Filmaking For Beginners
A brief explaination of the basic steps in filmaking. A checklist for would be producers.
We live in the middle of a technological revolution. Digital camera and filmmaking software allows almost anybody to create a film. I use the term “video” but I’m really referring to any type of way of making moving pictures. Whether you use a camcorder, digital camera or movie camera, the steps needed to produce the finished product are the same. I won’t deal with the actual filming. This article is meant to give you an overview of what goes on before a film or video is made. There are lots of books on the process of shooting the film so I won’t be covering things such as lighting or sound equipment here.

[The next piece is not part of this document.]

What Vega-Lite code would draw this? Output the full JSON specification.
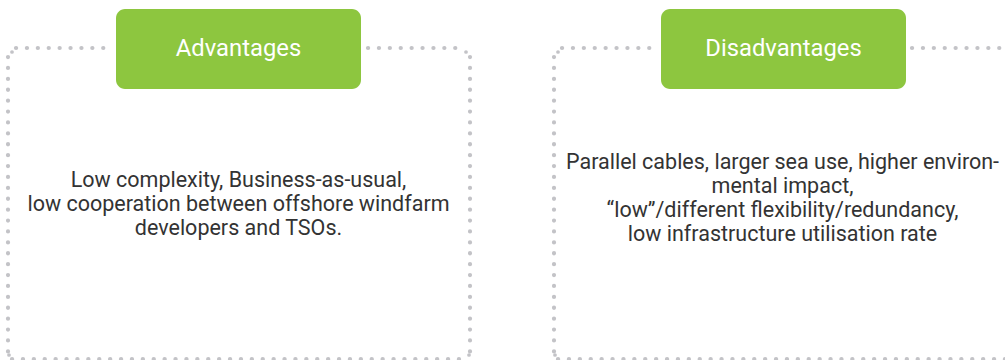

1. Identify the audience and the purpose of the video. This will determine the necessary structure and theme for the program. Every film has a “target market.” Do you want to appeal to teenagers? Baby Boomers? Everyone in between? Knowing who you are talking to is one of the most important steps to creating a successful product. You also need to know what you are going to say to your target market. Do you want to make them cry? Laugh? Think? Do you just want to entertain them or do you have specific information you want to get across?
2. Plan out the structure so that all of the important areas are covered, and the basis for a script is established. You can never do too much planning. Having the “concept” for your video worked out from the very beginning will save you time and frustration later on. You should know what you want in your video and what you don’t want before you start to write the script.
3. Develop a script and story that will adequately convey the message to the audience. All lot of great movies have been sabotaged by scripts that didn’t work. You can have the greatest actors, the most professional crew, but if the script isn’t there you’re going to have a problem. Sometimes you don’t know that something isn’t going to work until you actually start filming. At that point you have to make changes.
4. Once the script has been written, draw up a story board to illustrate it. Story boards are one of the best ways to find problems in a script before you start to shoot. They also let the crew and actors “see” what the director is thinking. They can be as elaborate or as basic as your time and talents can make them. Some directors work with very detailed story boards.
5. With everyone involved, plan the days required to film the story board. Plan a shooting schedule (what will be shot and when). It’s always good to plan extra time just in case things go wrong. That way, if things go right and you end up ahead of schedule, you look good.
6. Get everyone together to “read” or go through the script so that everyone knows how it will go while shooting. Preparation is the key. Everyone has to know what is going on, when it’s going on and the basics of how it’s being done. All of the people working on the project have to have a clear idea of what is going to happen and why. This will save time and frustration during the actual filming.
7. Undertake filming schedule as planned. Remember this is the fun part. Try to be flexible. Things go wrong. It’s just a fact of life. You may need sun on a day that it decides to rain. What are you going to do? It’s not like you can call anybody and get the rain stopped. Try to shoot another scene, maybe one indoors, instead.
8. While filming, remember to time code all footage. This is needed to make editing much easier. You’ve all seen the movies where someone holds a clapper and someone else says “Lights, camera, action!” The reason behind this is to keep things straight. Some people like to film multiple takes of scenes. Some takes may have lines re-arranged or added. Time codes are necessary to keep everything straight.
9. Make any adjustments to the script to ensure complete continuity between the script and the footage. Sometimes actors improvise things that are much better than what is in the script. If that happens you may have to change something at some other point in the script so that it makes sense. You might even have to go back and redo something – if the change is that good.
10. Once all the various scenes and pieces of you script have been filmed, the last step is to edit it together. Some people say that editing can make or break a film. It is in the editing room that the actual vision of the work comes together. Since films are usually shot out of order, this is the first time anyone can actually see how it all fits together. Editing can be frustrating. You’ll have to keep up with what the editors are doing, even if you don’t understand it, and make decisions “on the run” but you’ll be glad you did.